The girl at the window or the balcony is a classic romantic trope, probably tracing back to ancient theatre, lost in the mists of time. In Hindi cinema, with the majority of the audience living in an increasingly crowded urban environment, that quickly turned into lovers at windows in adjacent houses or apartments, forever separated by the insignificant but fathomless divide between buildings. Many a romantic tale, some serious, some light-hearted, have been woven across that gap over the decades. Being Indian cinema, inevitably, songs were sung across the abyss, and Aise to na dekho from the film Teen Devian is a wonderful example of the genre.
This song has it all, the stolen glances through narrow cracks in windows, lacy curtains, plenty of mirrors for both protagonists to be able to react to without looking at each other directly. And there is the ever suave Dev Anand in his prime, shot in gorgeously-lit black & white. Even Nanda‘s over-the-top bashful antics work. They’re singing across windows here, people, give them a break; It’s just that sort of song.

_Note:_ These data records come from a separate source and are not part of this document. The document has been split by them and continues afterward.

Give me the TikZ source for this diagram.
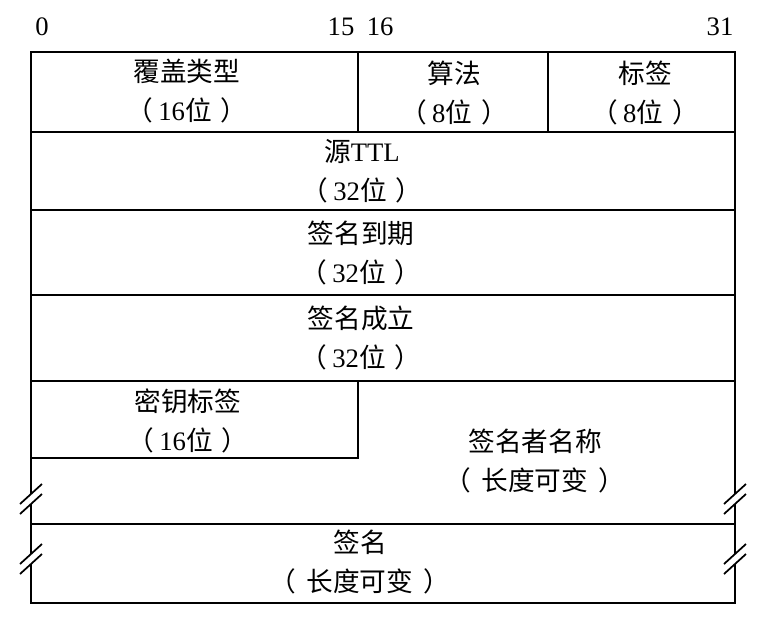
\documentclass[tikz,border=0pt]{standalone}
\usepackage{fontspec}
\setmainfont{Liberation Serif}
\newfontfamily\cjk{Noto Sans CJK SC}
\usetikzlibrary{positioning}
\newcommand{\zh}[1]{{\cjk #1}}
\newcommand{\bits}[1]{\zh{（}\hspace{0.2em}#1\zh{位}\hspace{0.35em}\zh{）}}
\newcommand{\varlen}{\zh{（}\hspace{0.4em}\zh{长度可变}\hspace{0.4em}\zh{）}}

\begin{document}
\begin{tikzpicture}[x=0.75pt, y=-0.75pt,
field/.style={align=center, font=\fontsize{20}{29}\selectfont, inner sep=0pt},
bitnum/.style={font=\fontsize{20}{24}\selectfont, inner sep=0pt},
boxline/.style={line width=1.5pt, line join=miter},
brk/.style={line width=1.3pt}
]
\useasboundingbox (0,0) rectangle (776,622);
%Nodes
\node[bitnum]    (b0)      at (42,27)                    {0};
\node[bitnum]    (b15)     at (341,27)                   {15};
\node[bitnum]    (b16)     [right=9pt of b15]            {16};
\node[bitnum]    (b31)     at (720,27)                   {31};
\node[field]     (covtype) at (187,91)   {\zh{覆盖类型}\\\bits{16}};
\node[field]     (algo)    at (454,93)   {\zh{算法}\\\bits{8}};
\node[field]     (labels)  at (645,93)   {\zh{标签}\\\bits{8}};
\node[field]     (origttl) at (362,171)  {\zh{源}TTL\\\bits{32}};
\node[field]     (sigexp)  at (361,253)  {\zh{签名到期}\\\bits{32}};
\node[field]     (siginc)  at (361,338)  {\zh{签名成立}\\\bits{32}};
\node[field]     (keytag)  at (188,421)  {\zh{密钥标签}\\\bits{16}};
\node[field]     (signer)  at (535,461)  {\zh{签名者名称}\\\varlen};
\node[field]     (sig)     at (360,562)  {\zh{签名}\\\varlen};
%Lines
\draw[boxline] (31,494) -- (31,52) -- (735,52) -- (735,494);
\draw[boxline] (31,504) -- (31,554);
\draw[boxline] (735,504) -- (735,554);
\draw[boxline] (31,564) -- (31,603) -- (735,603) -- (735,564);
\draw[boxline] (357.5,52) -- (357.5,131.5);
\draw[boxline] (547.5,52) -- (547.5,131.5);
\foreach \ry in {131.5,209.5,295,381,523.5}
  \draw[boxline] (31,\ry) -- (735,\ry);
\draw[boxline] (31,458) -- (357.5,458) -- (357.5,381);
%Breaks
\foreach \bx in {31,735}
  \foreach \by in {499,559} {
    \draw[brk] (\bx-11,\by+15) -- (\bx+11,\by-5);
    \draw[brk] (\bx-11,\by+5) -- (\bx+11,\by-15);
  }
\end{tikzpicture}
\end{document}
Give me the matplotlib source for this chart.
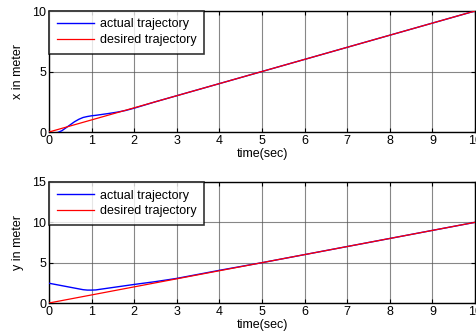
import matplotlib
matplotlib.use("Agg")
import matplotlib.pyplot as plt
import numpy as np

plt.rcParams['font.family'] = ['Liberation Sans', 'DejaVu Sans']

t_des = [0, 1, 2, 3, 4, 5, 6, 7, 8, 9, 10]
x_des = [0, 1, 2, 3, 4, 5, 6, 7, 8, 9, 10]
y_des = [0, 1, 2, 3, 4, 5, 6, 7, 8, 9, 10]

t_act = [0, 0.1, 0.2, 0.3, 0.4, 0.5, 0.6, 0.7, 0.8, 0.9, 1.0, 1.1, 1.2, 1.4, 1.6, 1.8, 2.0, 2.5, 3, 4, 5, 6, 7, 8, 9, 10]
x_act = [0, -0.08, -0.05, 0.1, 0.35, 0.6, 0.85, 1.05, 1.2, 1.28, 1.34, 1.38, 1.43, 1.53, 1.64, 1.78, 1.97, 2.5, 3.0, 4.0, 5.0, 6.0, 7.0, 8.0, 9.0, 10.0]
y_act = [2.45, 2.35, 2.25, 2.15, 2.05, 1.95, 1.85, 1.75, 1.65, 1.6, 1.6, 1.62, 1.7, 1.85, 2.0, 2.15, 2.3, 2.65, 3.05, 4.05, 5.0, 6.0, 7.0, 8.0, 9.0, 10.0]

W, H = 476, 335
fig = plt.figure(figsize=(W / 100, H / 100), dpi=100)

def make_ax(top_px, bot_px):
    left = 49 / W
    right = 475 / W
    return fig.add_axes([left, 1 - bot_px / H, right - left, (bot_px - top_px) / H])

ax1 = make_ax(11, 132)
ax2 = make_ax(182, 303)

panels = [
    (ax1, x_act, x_des, 'x in meter', [0, 10], [0, 5, 10]),
    (ax2, y_act, y_des, 'y in meter', [0, 15], [0, 5, 10, 15]),
]

for ax, act, des, ylab, ylim, yt in panels:
    ax.plot(t_act, act, color='#0000ff', lw=1.0, label='actual trajectory', zorder=3)
    ax.plot(t_des, des, color='#ff0000', lw=0.9, label='desired trajectory', zorder=4)
    ax.set_xlim(0, 10)
    ax.set_ylim(*ylim)
    ax.set_xticks(range(11))
    ax.set_yticks(yt)
    ax.grid(True, color='#555555', lw=0.8, alpha=0.7)
    ax.tick_params(direction='in', top=True, right=True, labelsize=9, length=3, pad=2)
    ax.set_xlabel('time(sec)', fontsize=9, labelpad=1)
    ax.set_ylabel(ylab, fontsize=9, labelpad=6)
    for s in ax.spines.values():
        s.set_linewidth(1.0)
    leg = ax.legend(loc='upper left', fontsize=9, frameon=True, fancybox=False,
                    edgecolor='black', borderaxespad=0, handlelength=3.0,
                    borderpad=0.6, labelspacing=0.3, handletextpad=0.45)
    leg.get_frame().set_linewidth(1.2)

fig.savefig('out.png', dpi=100)
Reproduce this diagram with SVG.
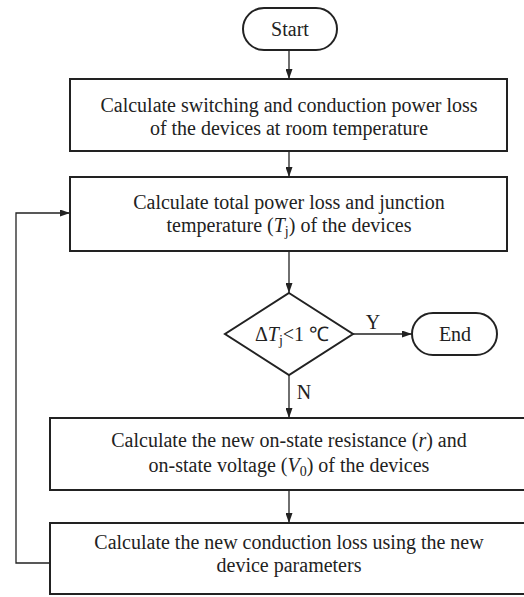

Let’s not forget the song itself though. Mohammed Rafi really does bring the silken best of his voice into this one, and the poetic and dramatic lyrics are wonderfully presented in SD Burman‘s simple and melodic tune. The occasional wail of the shehnai adds an interesting melancholy touch to what is a playful song.
Majrooh Sultanpuri does very well here with such turns of phrase as:
Tum humein roko, phir bhi hum na ruke
Tum kaho kafir, phir bhi aise jhuke
You stop me, and yet I continue onwards, true.
You call me an infidel, and yet I bow before you.
This really is a beautiful song, both to look at and to listen to, and if romance is your poison, words and music rarely get more dramatically romantic than this.